After leaving this room, I headed for the Crown Jewels which, as I found out from my guidebooks, is the most expensive set of jewels in the whole world!
(Every so often I’m struck by the silliness of this little teeny tiny island on the edge of Europe with not very many people, comparatively, having the longest running exhibition and the most expensive set of jewels in the entire world. It just seems too big to really understand.)
Anyway, I waited in the queue and we all filed around to a room with the most sparkly stuff ever! HUGE gold plates and anointing spoons (didn’t know they existed til then) and goblet things. There were also the swords that had been used by about ten kings or queens hanging up.

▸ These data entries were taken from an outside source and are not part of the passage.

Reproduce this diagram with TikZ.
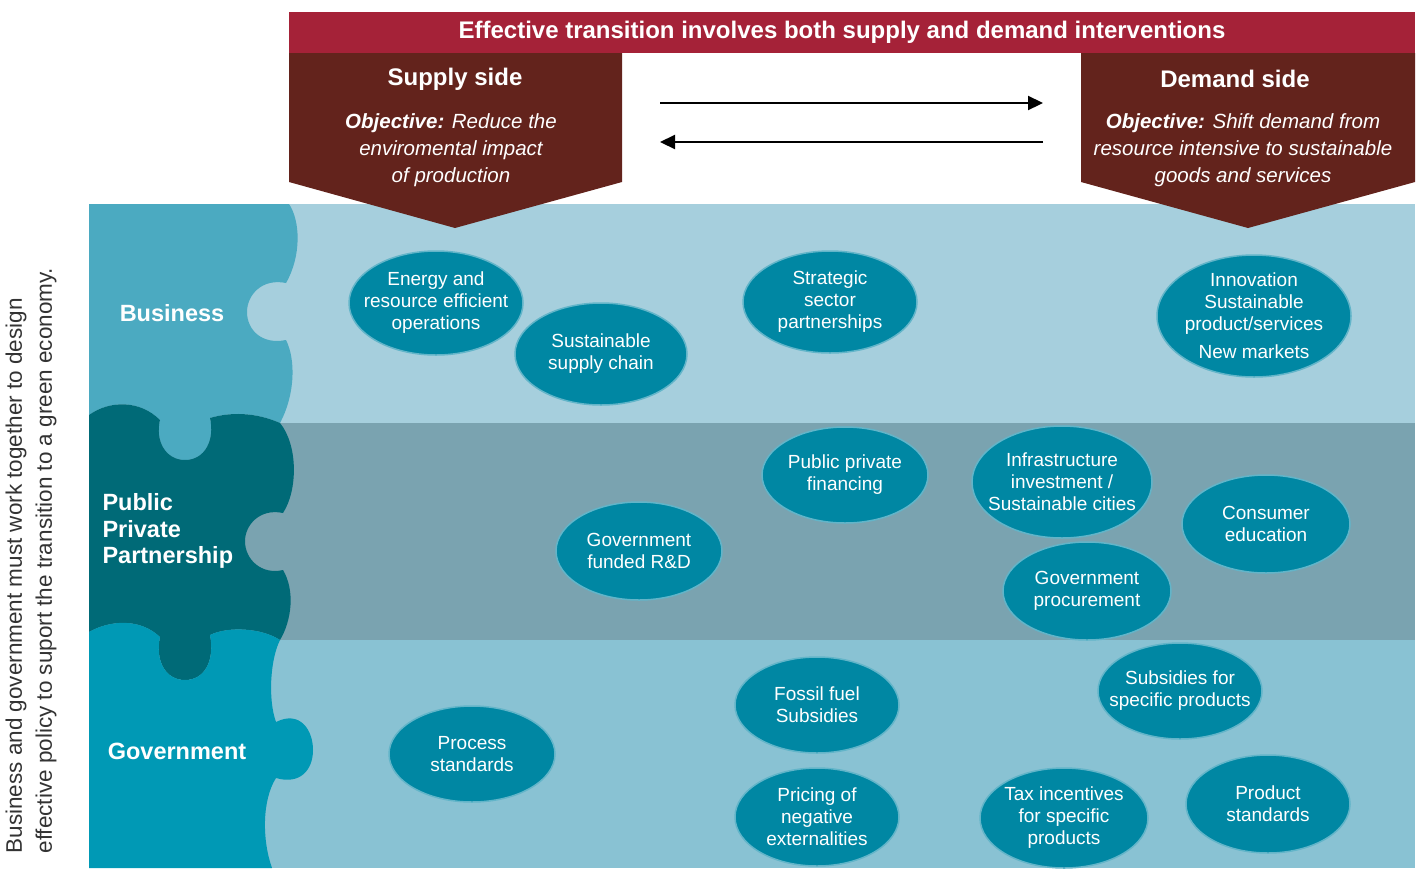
\documentclass[tikz,border=0pt]{standalone}
\usepackage{fontspec}
\setmainfont{Liberation Sans}
\usetikzlibrary{arrows.meta,shapes.geometric}
\definecolor{banner}{HTML}{A52238}
\definecolor{pent}{HTML}{63231C}
\definecolor{bandA}{HTML}{A6CFDD}
\definecolor{bandB}{HTML}{7AA3B0}
\definecolor{bandC}{HTML}{89C2D3}
\definecolor{pieceA}{HTML}{4BAAC1}
\definecolor{pieceB}{HTML}{006A77}
\definecolor{pieceC}{HTML}{0099B5}
\definecolor{bubfill}{HTML}{0087A3}
\definecolor{bubedge}{HTML}{62B5C9}
\definecolor{notegray}{HTML}{333333}
\tikzset{
  bubshape/.style={fill=bubfill, draw=bubedge, line width=1.5pt},
  bubtext/.style={text=white, align=center, inner sep=0pt, font=\fontsize{19}{22}\selectfont},
  sidetitle/.style={text=white, font=\bfseries\fontsize{24}{28}\selectfont},
  objtext/.style={text=white, align=center, font=\itshape\fontsize{20.5}{27}\selectfont},
  piecelabel/.style={text=white, font=\bfseries\fontsize{23.5}{26.5}\selectfont, align=left},
  arr/.style={line width=2.2pt, -{Triangle[length=15pt,width=14pt]}},
}
\newcommand{\bubble}[6]{%
  \draw[bubshape] (#2,#3) ellipse [x radius=#4, y radius=#5];
  \node[bubtext] (#1) at (#2,#3) {#6};}
\begin{document}
\begin{tikzpicture}[x=1pt,y=-1pt]
\useasboundingbox (0,0) rectangle (1421,868);
% bands
\fill[bandA] (89,204) rectangle (1415,423);
\fill[bandB] (89,423) rectangle (1415,640);
\fill[bandC] (89,640) rectangle (1415,868);
% puzzle pieces
\fill[pieceA] (89,204) -- (289,204)
  .. controls (300,220) and (302,255) .. (286,283)
  .. controls (262,278) and (247,295) .. (247,312)
  .. controls (247,330) and (262,345) .. (286,340)
  .. controls (296,360) and (295,395) .. (280,423)
  .. controls (255,412) and (230,412) .. (210,418)
  .. controls (215,440) and (205,460) .. (185,460)
  .. controls (165,460) and (155,440) .. (160,420)
  .. controls (140,400) and (110,400) .. (89,415) -- cycle;
\fill[pieceB] (89,415)
  .. controls (110,400) and (140,400) .. (160,420)
  .. controls (155,440) and (165,460) .. (185,460)
  .. controls (205,460) and (215,440) .. (210,418)
  .. controls (230,412) and (255,412) .. (280,423)
  .. controls (298,445) and (298,490) .. (283,513)
  .. controls (260,508) and (245,525) .. (245,541)
  .. controls (245,560) and (262,575) .. (283,570)
  .. controls (295,590) and (292,620) .. (280,640)
  .. controls (262,628) and (228,626) .. (210,635)
  .. controls (215,660) and (205,680) .. (185,680)
  .. controls (165,680) and (155,660) .. (160,637)
  .. controls (140,618) and (110,620) .. (89,632) -- cycle;
\fill[pieceC] (89,632)
  .. controls (110,620) and (140,618) .. (160,637)
  .. controls (155,660) and (165,680) .. (185,680)
  .. controls (205,680) and (215,660) .. (210,635)
  .. controls (228,626) and (262,628) .. (280,640)
  .. controls (270,660) and (268,700) .. (276,722)
  .. controls (300,710) and (313,730) .. (313,750)
  .. controls (313,770) and (300,785) .. (276,778)
  .. controls (262,800) and (262,840) .. (272,868)
  -- (89,868) -- cycle;
\node[piecelabel] (lbus) at (172,313) {Business};
\node[piecelabel, anchor=west] (lppp) at (99,531) {Public\\Private\\Partnership};
\node[piecelabel] (lgov) at (177,751) {Government};
% banner and pentagons
\fill[banner] (289,12) rectangle (1415,53);
\node[text=white, font=\bfseries\fontsize{24}{27}\selectfont] (title) at (842,32)
  {Effective transition involves both supply and demand interventions};
\fill[pent] (289,53) -- (622,53) -- (622,182) -- (455,228) -- (289,182) -- cycle;
\fill[pent] (1081,53) -- (1415,53) -- (1415,182) -- (1248,228) -- (1081,182) -- cycle;
\node[sidetitle] (sup) at (455,79) {Supply side};
\node[objtext] (supobj) at (451,150) {\textbf{Objective:} Reduce the\\enviromental impact\\of production};
\node[sidetitle] (dem) at (1235,79) {Demand side};
\node[objtext] (demobj) at (1243,150) {\textbf{Objective:} Shift demand from\\resource intensive to sustainable\\goods and services};
% arrows
\coordinate (a1) at (660,103);
\coordinate (a2) at (1043,103);
\coordinate (b1) at (1043,142);
\coordinate (b2) at (660,142);
\draw[arr] (a1) -- (a2);
\draw[arr] (b1) -- (b2);
% side note
\node[anchor=north west, rotate=90, align=left, text=notegray,
  font=\fontsize{22.5}{30}\selectfont] (note) at (2,857)
  {Business and government must work together to design\\effective policy to suport the transition to a green economy.};
% bubbles
\bubble{e1}{436}{303}{87}{52}{Energy and\\resource efficient\\operations}
\bubble{e2}{601}{354}{86}{51}{Sustainable\\supply chain}
\bubble{e3}{830}{302}{87}{51}{Strategic\\sector\\partnerships}
\bubble{e4}{1254}{316}{97}{61}{Innovation\\Sustainable\\product/services\\[6pt]New markets}
\bubble{e5}{845}{475}{83}{48}{Public private\\financing}
\bubble{e6}{1062}{482}{90}{56}{Infrastructure\\investment /\\Sustainable cities}
\bubble{e7}{1266}{524}{84}{49}{Consumer\\education}
\bubble{e8}{1087}{591}{84}{49}{Government\\procurement}
\bubble{e9}{639}{551}{83}{49}{Government\\funded R\&D}
\bubble{e10}{817}{705}{82}{48}{Fossil fuel\\Subsidies}
\bubble{e11}{817}{817}{82}{49}{Pricing of\\negative\\externalities}
\bubble{e12}{1064}{818}{84}{50}{Tax incentives\\for specific\\products}
\bubble{e13}{1180}{691}{82}{48}{Subsidies for\\specific products}
\bubble{e14}{1268}{804}{82}{49}{Product\\standards}
\bubble{e15}{472}{754}{83}{48}{Process\\standards}
\end{tikzpicture}
\end{document}
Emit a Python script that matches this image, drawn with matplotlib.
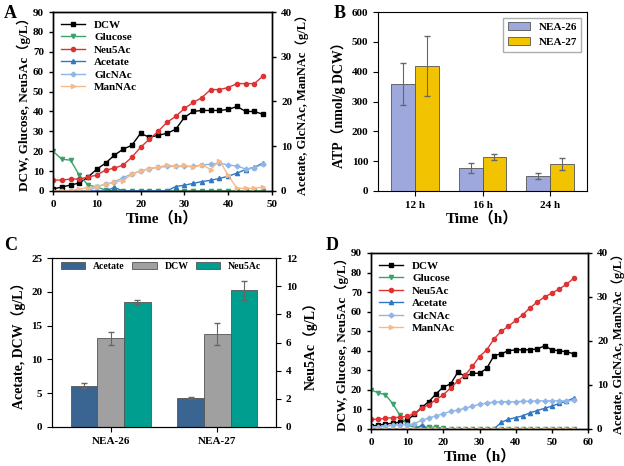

Then finally, the Crown Jewels were there. We all got on this little conveyor belt thing and were conveyed along slowly past the crowns of the past 350 years, beginning with Charles II’s new coronation regalia made in 1661, to replace the jewels lost when the Republicans won the Civil War and destroyed all of Charles I’s royal garb. The last one you pass is the one worn by Queen Elizabeth II in her coronation in 1953.
Of all the things to wonder about when I saw these, I remember thinking, ‘Imagine if you came along one day to look but that was the day she got coronated (that’s a word) so it wasn’t there. You’d be gutted.’ Or ‘I wonder if she needs them in an emergency one day and they’ve gotta try and get them out with everyone around. That’d be a right faff.”
Unfortunately there are strictly no photos in the Jewel House so I can’t show you them. Just google it if you’re that interested, alright?
I can, however, show you the animals around the Tower of London.
There was one a menagerie at the Tower so these animals are a reminder of that time. It’s a bit crazy when you read about it. Lions, bears, elephants. All living in the Tower of London.
My feet were worn out by that point and my brain had stopped functioning properly from the sheer amount of stuff I had learned and was trying to remember. So I left, bought some chips and got the train home.